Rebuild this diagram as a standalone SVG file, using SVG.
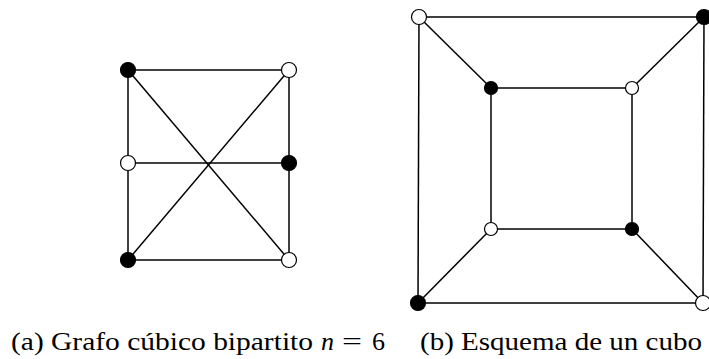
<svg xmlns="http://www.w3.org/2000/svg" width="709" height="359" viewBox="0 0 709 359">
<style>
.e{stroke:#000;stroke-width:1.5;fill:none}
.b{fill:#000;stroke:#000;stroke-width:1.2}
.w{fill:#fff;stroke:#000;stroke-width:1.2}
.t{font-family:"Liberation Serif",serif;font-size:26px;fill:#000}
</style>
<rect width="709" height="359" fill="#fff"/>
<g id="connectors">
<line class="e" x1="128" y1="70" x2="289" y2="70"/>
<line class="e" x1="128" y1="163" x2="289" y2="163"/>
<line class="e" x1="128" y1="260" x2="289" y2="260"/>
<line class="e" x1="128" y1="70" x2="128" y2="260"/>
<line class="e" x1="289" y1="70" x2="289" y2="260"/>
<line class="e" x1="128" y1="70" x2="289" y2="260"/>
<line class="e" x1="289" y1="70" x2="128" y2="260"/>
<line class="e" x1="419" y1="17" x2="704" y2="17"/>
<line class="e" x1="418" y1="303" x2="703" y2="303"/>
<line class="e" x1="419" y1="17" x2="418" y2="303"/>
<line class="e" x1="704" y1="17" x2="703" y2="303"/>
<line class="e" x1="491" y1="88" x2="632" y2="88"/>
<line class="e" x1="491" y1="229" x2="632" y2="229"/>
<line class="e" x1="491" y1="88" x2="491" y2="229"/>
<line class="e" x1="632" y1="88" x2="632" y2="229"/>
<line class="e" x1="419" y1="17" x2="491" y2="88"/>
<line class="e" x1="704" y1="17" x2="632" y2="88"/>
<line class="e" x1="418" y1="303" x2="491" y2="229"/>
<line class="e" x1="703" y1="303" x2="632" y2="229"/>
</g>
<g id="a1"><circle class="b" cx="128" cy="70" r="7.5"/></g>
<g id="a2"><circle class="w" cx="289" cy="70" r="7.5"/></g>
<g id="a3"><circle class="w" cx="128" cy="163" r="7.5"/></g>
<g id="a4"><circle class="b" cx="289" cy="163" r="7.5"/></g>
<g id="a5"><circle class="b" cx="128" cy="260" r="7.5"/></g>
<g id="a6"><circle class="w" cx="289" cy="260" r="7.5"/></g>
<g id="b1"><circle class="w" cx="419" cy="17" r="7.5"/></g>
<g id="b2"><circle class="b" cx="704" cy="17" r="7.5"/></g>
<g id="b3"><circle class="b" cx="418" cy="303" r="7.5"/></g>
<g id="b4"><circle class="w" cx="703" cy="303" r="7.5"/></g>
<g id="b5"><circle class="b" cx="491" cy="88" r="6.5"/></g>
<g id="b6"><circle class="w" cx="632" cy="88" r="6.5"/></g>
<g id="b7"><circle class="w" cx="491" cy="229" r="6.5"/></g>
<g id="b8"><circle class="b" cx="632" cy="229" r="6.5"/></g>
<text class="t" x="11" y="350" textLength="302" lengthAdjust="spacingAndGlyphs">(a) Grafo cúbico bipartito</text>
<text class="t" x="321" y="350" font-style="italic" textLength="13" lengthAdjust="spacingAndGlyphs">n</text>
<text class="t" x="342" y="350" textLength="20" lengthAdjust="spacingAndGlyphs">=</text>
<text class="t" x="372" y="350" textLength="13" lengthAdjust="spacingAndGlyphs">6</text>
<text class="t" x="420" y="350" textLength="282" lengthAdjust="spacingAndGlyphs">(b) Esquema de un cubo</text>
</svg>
# # # # #
**Required task**
Make an exact copy of the data, leaving its pictures out.

**Result**
Rebuild this diagram as a standalone SVG file, using SVG.
<svg xmlns="http://www.w3.org/2000/svg" width="709" height="359" viewBox="0 0 709 359">
<style>
.e{stroke:#000;stroke-width:1.5;fill:none}
.b{fill:#000;stroke:#000;stroke-width:1.2}
.w{fill:#fff;stroke:#000;stroke-width:1.2}
.t{font-family:"Liberation Serif",serif;font-size:26px;fill:#000}
</style>
<rect width="709" height="359" fill="#fff"/>
<g id="connectors">
<line class="e" x1="128" y1="70" x2="289" y2="70"/>
<line class="e" x1="128" y1="163" x2="289" y2="163"/>
<line class="e" x1="128" y1="260" x2="289" y2="260"/>
<line class="e" x1="128" y1="70" x2="128" y2="260"/>
<line class="e" x1="289" y1="70" x2="289" y2="260"/>
<line class="e" x1="128" y1="70" x2="289" y2="260"/>
<line class="e" x1="289" y1="70" x2="128" y2="260"/>
<line class="e" x1="419" y1="17" x2="704" y2="17"/>
<line class="e" x1="418" y1="303" x2="703" y2="303"/>
<line class="e" x1="419" y1="17" x2="418" y2="303"/>
<line class="e" x1="704" y1="17" x2="703" y2="303"/>
<line class="e" x1="491" y1="88" x2="632" y2="88"/>
<line class="e" x1="491" y1="229" x2="632" y2="229"/>
<line class="e" x1="491" y1="88" x2="491" y2="229"/>
<line class="e" x1="632" y1="88" x2="632" y2="229"/>
<line class="e" x1="419" y1="17" x2="491" y2="88"/>
<line class="e" x1="704" y1="17" x2="632" y2="88"/>
<line class="e" x1="418" y1="303" x2="491" y2="229"/>
<line class="e" x1="703" y1="303" x2="632" y2="229"/>
</g>
<g id="a1"><circle class="b" cx="128" cy="70" r="7.5"/></g>
<g id="a2"><circle class="w" cx="289" cy="70" r="7.5"/></g>
<g id="a3"><circle class="w" cx="128" cy="163" r="7.5"/></g>
<g id="a4"><circle class="b" cx="289" cy="163" r="7.5"/></g>
<g id="a5"><circle class="b" cx="128" cy="260" r="7.5"/></g>
<g id="a6"><circle class="w" cx="289" cy="260" r="7.5"/></g>
<g id="b1"><circle class="w" cx="419" cy="17" r="7.5"/></g>
<g id="b2"><circle class="b" cx="704" cy="17" r="7.5"/></g>
<g id="b3"><circle class="b" cx="418" cy="303" r="7.5"/></g>
<g id="b4"><circle class="w" cx="703" cy="303" r="7.5"/></g>
<g id="b5"><circle class="b" cx="491" cy="88" r="6.5"/></g>
<g id="b6"><circle class="w" cx="632" cy="88" r="6.5"/></g>
<g id="b7"><circle class="w" cx="491" cy="229" r="6.5"/></g>
<g id="b8"><circle class="b" cx="632" cy="229" r="6.5"/></g>
<text class="t" x="11" y="350" textLength="302" lengthAdjust="spacingAndGlyphs">(a) Grafo cúbico bipartito</text>
<text class="t" x="321" y="350" font-style="italic" textLength="13" lengthAdjust="spacingAndGlyphs">n</text>
<text class="t" x="342" y="350" textLength="20" lengthAdjust="spacingAndGlyphs">=</text>
<text class="t" x="372" y="350" textLength="13" lengthAdjust="spacingAndGlyphs">6</text>
<text class="t" x="420" y="350" textLength="282" lengthAdjust="spacingAndGlyphs">(b) Esquema de un cubo</text>
</svg>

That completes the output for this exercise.